**EXERCISE PROMPT:**
Give the data below again exactly as it stands. Omit the pictures.
==*==
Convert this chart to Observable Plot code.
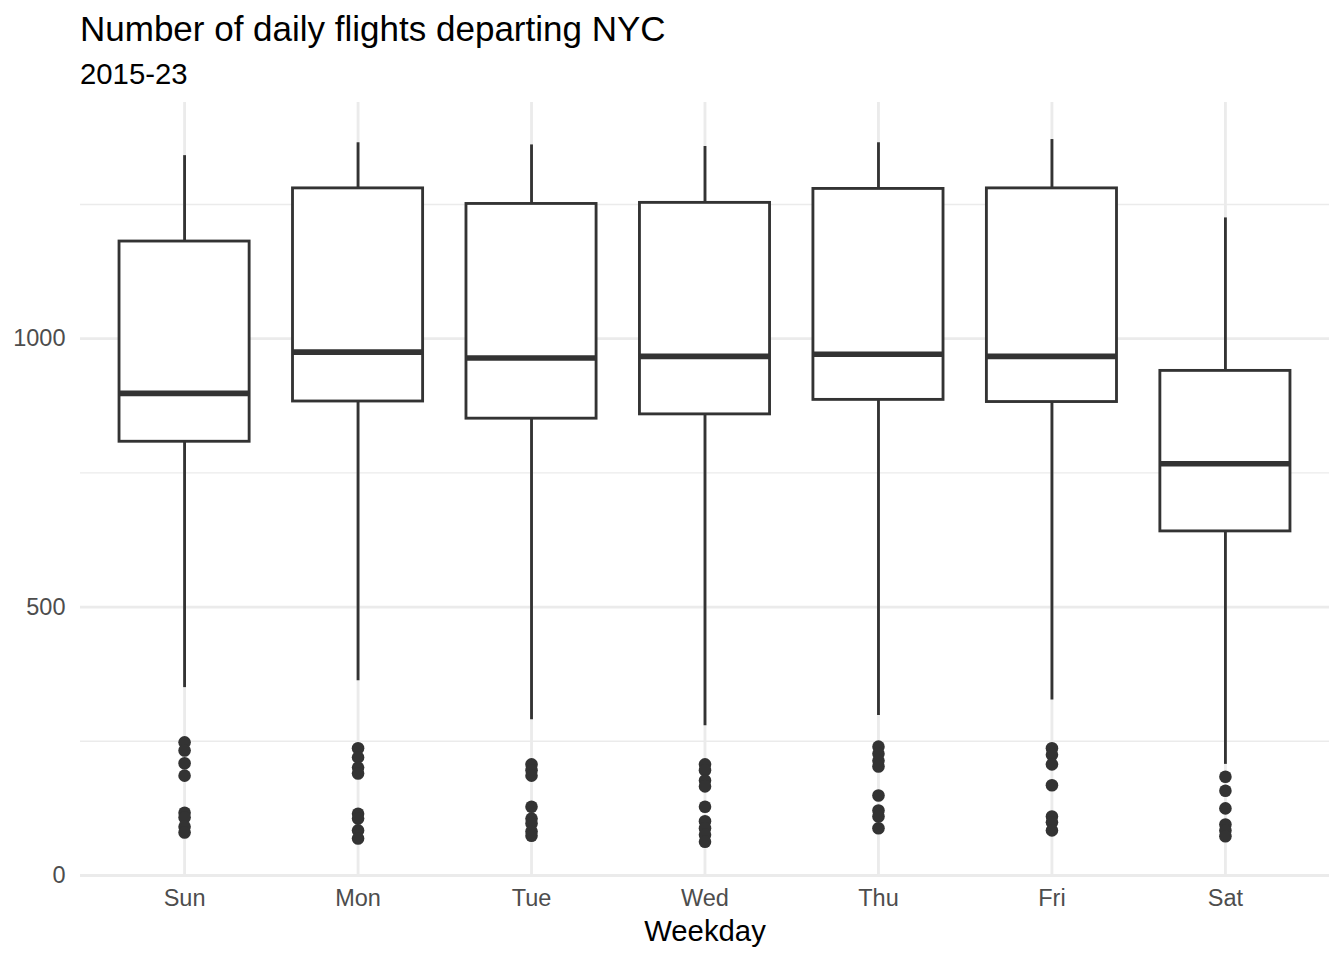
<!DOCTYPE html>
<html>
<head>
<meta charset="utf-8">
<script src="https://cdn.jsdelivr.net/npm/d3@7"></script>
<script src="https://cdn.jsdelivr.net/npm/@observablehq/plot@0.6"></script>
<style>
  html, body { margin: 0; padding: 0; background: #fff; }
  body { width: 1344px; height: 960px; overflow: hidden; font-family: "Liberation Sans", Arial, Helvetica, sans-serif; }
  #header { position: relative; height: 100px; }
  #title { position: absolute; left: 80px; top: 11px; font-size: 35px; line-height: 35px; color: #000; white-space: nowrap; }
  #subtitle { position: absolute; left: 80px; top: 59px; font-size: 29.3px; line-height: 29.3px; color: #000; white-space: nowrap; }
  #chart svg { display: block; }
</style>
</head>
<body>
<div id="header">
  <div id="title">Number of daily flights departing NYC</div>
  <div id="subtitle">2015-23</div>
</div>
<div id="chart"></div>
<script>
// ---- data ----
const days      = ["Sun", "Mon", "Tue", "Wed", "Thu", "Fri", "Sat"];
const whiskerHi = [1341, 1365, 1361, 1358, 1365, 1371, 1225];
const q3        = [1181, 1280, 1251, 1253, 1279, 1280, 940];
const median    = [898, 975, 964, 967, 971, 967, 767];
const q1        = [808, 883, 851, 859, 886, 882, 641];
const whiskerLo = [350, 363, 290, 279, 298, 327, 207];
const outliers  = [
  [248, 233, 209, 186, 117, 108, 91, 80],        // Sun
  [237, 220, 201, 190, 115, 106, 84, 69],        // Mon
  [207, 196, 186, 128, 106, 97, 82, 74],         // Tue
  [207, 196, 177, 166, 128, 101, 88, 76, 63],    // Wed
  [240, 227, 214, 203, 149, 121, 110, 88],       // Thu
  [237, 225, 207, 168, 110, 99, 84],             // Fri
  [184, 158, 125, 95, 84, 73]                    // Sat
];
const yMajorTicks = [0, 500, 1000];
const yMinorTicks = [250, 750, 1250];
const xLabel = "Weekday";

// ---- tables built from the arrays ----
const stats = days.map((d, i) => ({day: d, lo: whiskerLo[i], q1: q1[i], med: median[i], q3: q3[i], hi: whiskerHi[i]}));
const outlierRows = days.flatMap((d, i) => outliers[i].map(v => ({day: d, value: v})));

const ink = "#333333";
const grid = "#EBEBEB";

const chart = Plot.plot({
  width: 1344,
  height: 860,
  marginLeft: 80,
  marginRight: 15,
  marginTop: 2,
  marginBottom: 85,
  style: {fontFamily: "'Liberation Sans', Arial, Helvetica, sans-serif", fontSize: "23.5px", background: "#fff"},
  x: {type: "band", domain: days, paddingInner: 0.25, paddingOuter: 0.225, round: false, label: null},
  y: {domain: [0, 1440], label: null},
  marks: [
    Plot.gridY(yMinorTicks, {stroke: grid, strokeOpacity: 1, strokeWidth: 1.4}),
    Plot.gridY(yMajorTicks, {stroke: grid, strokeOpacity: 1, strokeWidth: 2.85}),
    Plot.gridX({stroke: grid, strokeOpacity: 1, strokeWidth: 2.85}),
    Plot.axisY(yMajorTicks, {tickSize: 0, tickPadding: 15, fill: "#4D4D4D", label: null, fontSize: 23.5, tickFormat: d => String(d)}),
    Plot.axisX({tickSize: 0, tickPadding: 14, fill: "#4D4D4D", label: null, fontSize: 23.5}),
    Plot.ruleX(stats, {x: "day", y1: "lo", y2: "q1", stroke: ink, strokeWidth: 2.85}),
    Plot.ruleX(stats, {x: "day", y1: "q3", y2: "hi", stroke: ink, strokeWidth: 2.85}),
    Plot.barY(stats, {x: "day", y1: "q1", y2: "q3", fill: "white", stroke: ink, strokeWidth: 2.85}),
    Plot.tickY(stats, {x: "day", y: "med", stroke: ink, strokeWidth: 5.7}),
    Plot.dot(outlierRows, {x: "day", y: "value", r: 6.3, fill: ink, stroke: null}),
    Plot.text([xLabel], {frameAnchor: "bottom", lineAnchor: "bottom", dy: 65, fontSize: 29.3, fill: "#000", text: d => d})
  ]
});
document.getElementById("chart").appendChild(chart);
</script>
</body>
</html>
==*==
**ANSWER IN FULL:**
Convert this chart to Observable Plot code.
<!DOCTYPE html>
<html>
<head>
<meta charset="utf-8">
<script src="https://cdn.jsdelivr.net/npm/d3@7"></script>
<script src="https://cdn.jsdelivr.net/npm/@observablehq/plot@0.6"></script>
<style>
  html, body { margin: 0; padding: 0; background: #fff; }
  body { width: 1344px; height: 960px; overflow: hidden; font-family: "Liberation Sans", Arial, Helvetica, sans-serif; }
  #header { position: relative; height: 100px; }
  #title { position: absolute; left: 80px; top: 11px; font-size: 35px; line-height: 35px; color: #000; white-space: nowrap; }
  #subtitle { position: absolute; left: 80px; top: 59px; font-size: 29.3px; line-height: 29.3px; color: #000; white-space: nowrap; }
  #chart svg { display: block; }
</style>
</head>
<body>
<div id="header">
  <div id="title">Number of daily flights departing NYC</div>
  <div id="subtitle">2015-23</div>
</div>
<div id="chart"></div>
<script>
// ---- data ----
const days      = ["Sun", "Mon", "Tue", "Wed", "Thu", "Fri", "Sat"];
const whiskerHi = [1341, 1365, 1361, 1358, 1365, 1371, 1225];
const q3        = [1181, 1280, 1251, 1253, 1279, 1280, 940];
const median    = [898, 975, 964, 967, 971, 967, 767];
const q1        = [808, 883, 851, 859, 886, 882, 641];
const whiskerLo = [350, 363, 290, 279, 298, 327, 207];
const outliers  = [
  [248, 233, 209, 186, 117, 108, 91, 80],        // Sun
  [237, 220, 201, 190, 115, 106, 84, 69],        // Mon
  [207, 196, 186, 128, 106, 97, 82, 74],         // Tue
  [207, 196, 177, 166, 128, 101, 88, 76, 63],    // Wed
  [240, 227, 214, 203, 149, 121, 110, 88],       // Thu
  [237, 225, 207, 168, 110, 99, 84],             // Fri
  [184, 158, 125, 95, 84, 73]                    // Sat
];
const yMajorTicks = [0, 500, 1000];
const yMinorTicks = [250, 750, 1250];
const xLabel = "Weekday";

// ---- tables built from the arrays ----
const stats = days.map((d, i) => ({day: d, lo: whiskerLo[i], q1: q1[i], med: median[i], q3: q3[i], hi: whiskerHi[i]}));
const outlierRows = days.flatMap((d, i) => outliers[i].map(v => ({day: d, value: v})));

const ink = "#333333";
const grid = "#EBEBEB";

const chart = Plot.plot({
  width: 1344,
  height: 860,
  marginLeft: 80,
  marginRight: 15,
  marginTop: 2,
  marginBottom: 85,
  style: {fontFamily: "'Liberation Sans', Arial, Helvetica, sans-serif", fontSize: "23.5px", background: "#fff"},
  x: {type: "band", domain: days, paddingInner: 0.25, paddingOuter: 0.225, round: false, label: null},
  y: {domain: [0, 1440], label: null},
  marks: [
    Plot.gridY(yMinorTicks, {stroke: grid, strokeOpacity: 1, strokeWidth: 1.4}),
    Plot.gridY(yMajorTicks, {stroke: grid, strokeOpacity: 1, strokeWidth: 2.85}),
    Plot.gridX({stroke: grid, strokeOpacity: 1, strokeWidth: 2.85}),
    Plot.axisY(yMajorTicks, {tickSize: 0, tickPadding: 15, fill: "#4D4D4D", label: null, fontSize: 23.5, tickFormat: d => String(d)}),
    Plot.axisX({tickSize: 0, tickPadding: 14, fill: "#4D4D4D", label: null, fontSize: 23.5}),
    Plot.ruleX(stats, {x: "day", y1: "lo", y2: "q1", stroke: ink, strokeWidth: 2.85}),
    Plot.ruleX(stats, {x: "day", y1: "q3", y2: "hi", stroke: ink, strokeWidth: 2.85}),
    Plot.barY(stats, {x: "day", y1: "q1", y2: "q3", fill: "white", stroke: ink, strokeWidth: 2.85}),
    Plot.tickY(stats, {x: "day", y: "med", stroke: ink, strokeWidth: 5.7}),
    Plot.dot(outlierRows, {x: "day", y: "value", r: 6.3, fill: ink, stroke: null}),
    Plot.text([xLabel], {frameAnchor: "bottom", lineAnchor: "bottom", dy: 65, fontSize: 29.3, fill: "#000", text: d => d})
  ]
});
document.getElementById("chart").appendChild(chart);
</script>
</body>
</html>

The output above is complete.